Na estação de metro do Jardim Zoológico, em Sete Rios, lojas abertas são uma raridade. A maioria dos espaços está fechada e só no corredor que liga o metro à estação de comboios é que há mais movimento. Aí há lojas de roupa, uma sapataria, uma loja de acessórios, uma loja de telemóveis e um minimercado. Atrás dos balcões não estão os patrões, mas sim os funcionários, que não querem alongar-se em conversas com o Observador. Dizem apenas que sim, que as lojas fecham quando o metro pára, apesar de os comboios, mesmo ali ao lado, continuarem a atrair passageiros. E que os chefes lhes pagam o ordenado pelo dia em que não trabalham, mesmo tratando-se de um dia perdido.

“Não vêm aqui fazer um comunicado, sabemos que há greves através dos media“, explica o empregado de uma das poucas lojas que está aberta na galeria comercial da estação Jardim Zoológico. É o estabelecimento da Unidade de Equipamentos e Serviços Tiflotécnicos (UEST), uma loja especializada na venda de produtos para pessoas invisuais (bengalas, por exemplo). Neste caso, os responsáveis souberam da paralisação literalmente pelos media, quando o Observador os abordou.

Quem também foi surpreendido por a greve ser já na terça foi Adriano Simões, dono de uma pequena banca de arranjo de sapatos e malas na estação da Alameda. “Na segunda já não se faz nada”, afirma. Isto porque, sabendo da paragem, os clientes já não deixam sapatos para conserto. Instalado “há mais de 30 anos” naquela estação, Adriano Simões diz que “todas as semanas em que há greve já não se faz grande coisa”, num negócio que “só por questão de carolice é que está aberto”.
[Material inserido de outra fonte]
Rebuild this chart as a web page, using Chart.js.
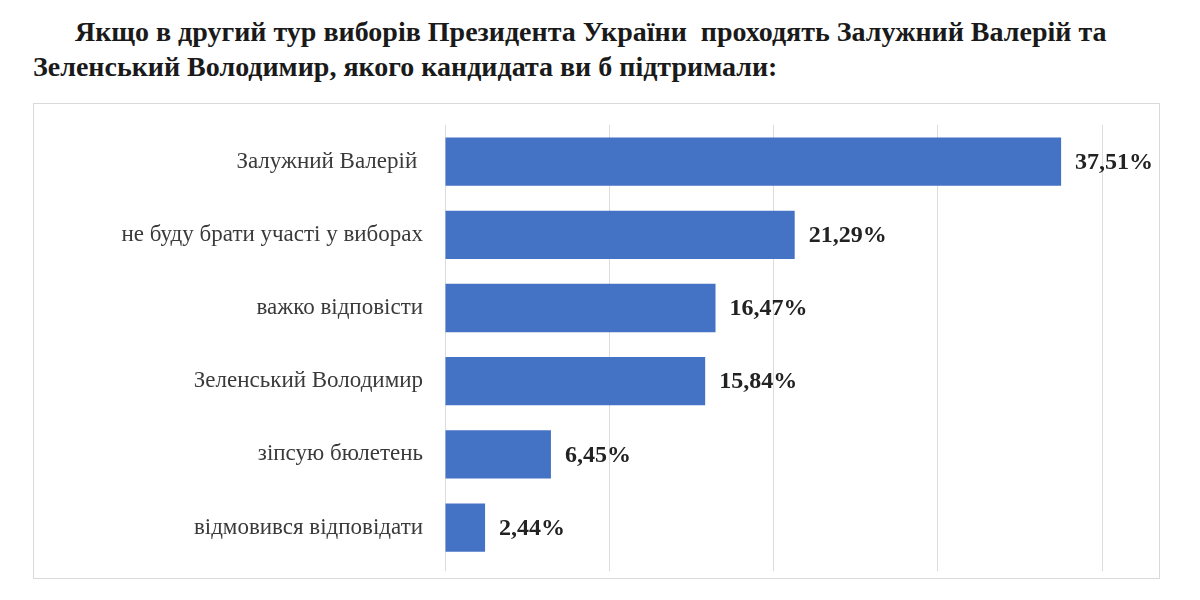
<!DOCTYPE html>
<html>
<head>
<meta charset="utf-8">
<script src="https://cdn.jsdelivr.net/npm/chart.js@4"></script>
<style>
  html, body { margin: 0; padding: 0; background: #ffffff; }
  #page { position: relative; width: 1200px; height: 600px; overflow: hidden; }
  #title {
    position: absolute; left: 33px; top: 14px; width: 1160px;
    font-family: "Liberation Serif", "Times New Roman", serif;
    font-weight: bold; font-size: 28px; line-height: 35px; color: #1a1a1a;
    white-space: pre;
  }
  #title .first { padding-left: 42px; }
  #frame {
    position: absolute; left: 33px; top: 103px; width: 1127px; height: 476px;
    border: 1px solid #d9d9d9; box-sizing: border-box;
  }
  #chart { position: absolute; left: 0; top: 0; }
</style>
</head>
<body>
<div id="page">
  <div id="title"><span class="first">Якщо в другий тур виборів Президента України  проходять Залужний Валерій та</span>
Зеленський Володимир, якого кандидата ви б підтримали:</div>
  <div id="frame"></div>
  <canvas id="chart" width="1200" height="600"></canvas>
</div>
<script>
const categories = [
  'Залужний Валерій ',
  'не буду брати участі у виборах',
  'важко відповісти',
  'Зеленський Володимир',
  'зіпсую бюлетень',
  'відмовився відповідати'
];
const shares = [37.51, 21.29, 16.47, 15.84, 6.45, 2.44];
const xTicks = [0, 10, 20, 30, 40];

const valueLabels = {
  id: 'valueLabels',
  afterDatasetsDraw(chart) {
    const ctx = chart.ctx;
    const meta = chart.getDatasetMeta(0);
    ctx.save();
    ctx.font = 'bold 24px "Liberation Serif", serif';
    ctx.fillStyle = '#222222';
    ctx.textAlign = 'left';
    ctx.textBaseline = 'middle';
    meta.data.forEach((bar, i) => {
      const txt = shares[i].toFixed(2).replace('.', ',') + '%';
      ctx.fillText(txt, bar.x + 14, bar.y + 1);
    });
    ctx.restore();
  }
};

new Chart(document.getElementById('chart').getContext('2d'), {
  type: 'bar',
  data: {
    labels: categories,
    datasets: [{
      data: shares,
      backgroundColor: '#4472c4',
      borderWidth: 0,
      categoryPercentage: 1,
      barPercentage: 0.66
    }]
  },
  options: {
    indexAxis: 'y',
    responsive: false,
    animation: false,
    layout: { padding: { left: 40, right: 98, top: 125, bottom: 23 } },
    plugins: { legend: { display: false }, tooltip: { enabled: false } },
    scales: {
      x: {
        min: 0,
        max: 40,
        afterBuildTicks(scale) { scale.ticks = xTicks.map(v => ({ value: v })); },
        ticks: { display: false },
        grid: { color: '#dcdcdc', lineWidth: 1, drawTicks: true, tickLength: 7 },
        border: { display: false }
      },
      y: {
        afterFit(scale) { scale.width = 405; },
        ticks: {
          padding: 22,
          color: '#3a3a3a',
          font: { family: '"Liberation Serif", serif', size: 23 }
        },
        grid: { display: false, drawTicks: false },
        border: { display: false }
      }
    }
  },
  plugins: [valueLabels]
});
</script>
</body>
</html>
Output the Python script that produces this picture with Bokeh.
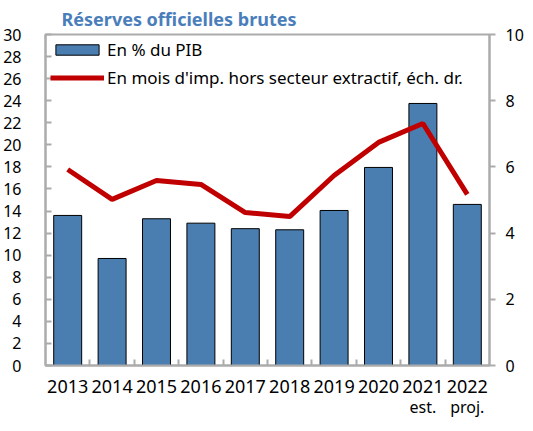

Há alguns anos, “um indivíduo” andou a tentar convencer os lojistas a assinarem uma petição para que as cancelas da estação ficassem abertas em dias de greve. A iniciativa saiu gorada, porque “os comerciantes estão cada um por si e Deus por todos”, comenta Adriano.

Os espaços comerciais das estações do Metro de Lisboa são arrendados pela Metrocom, uma empresa do grupo da transportadora que se dedica exclusivamente à exploração de lojas e de máquinas de venda automática nos espaços do metropolitano. Segundo vários comerciantes, esta empresa faz descontos na renda das lojas se estas se virem obrigadas a fechar por um número determinado de dias. O Observador tentou saber junto da Metrocom quais as condições necessárias para que os lojistas tenham um desconto na renda, quantos espaços comerciais estão atualmente arrendados em toda a rede do Metro e se já houve tentativas para que as lojas não fechassem nos dias de greve. Até ao momento, a Metrocom não respondeu.

Com uma semana que já se avizinha fraca para o negócio, Adriano Simões prefere pensar em como vai passar o dia de paragem forçada. “Tenho outras coisas para fazer, também sabe bem uma folga”, diz. E, de seguida, também ele encolhe os ombros.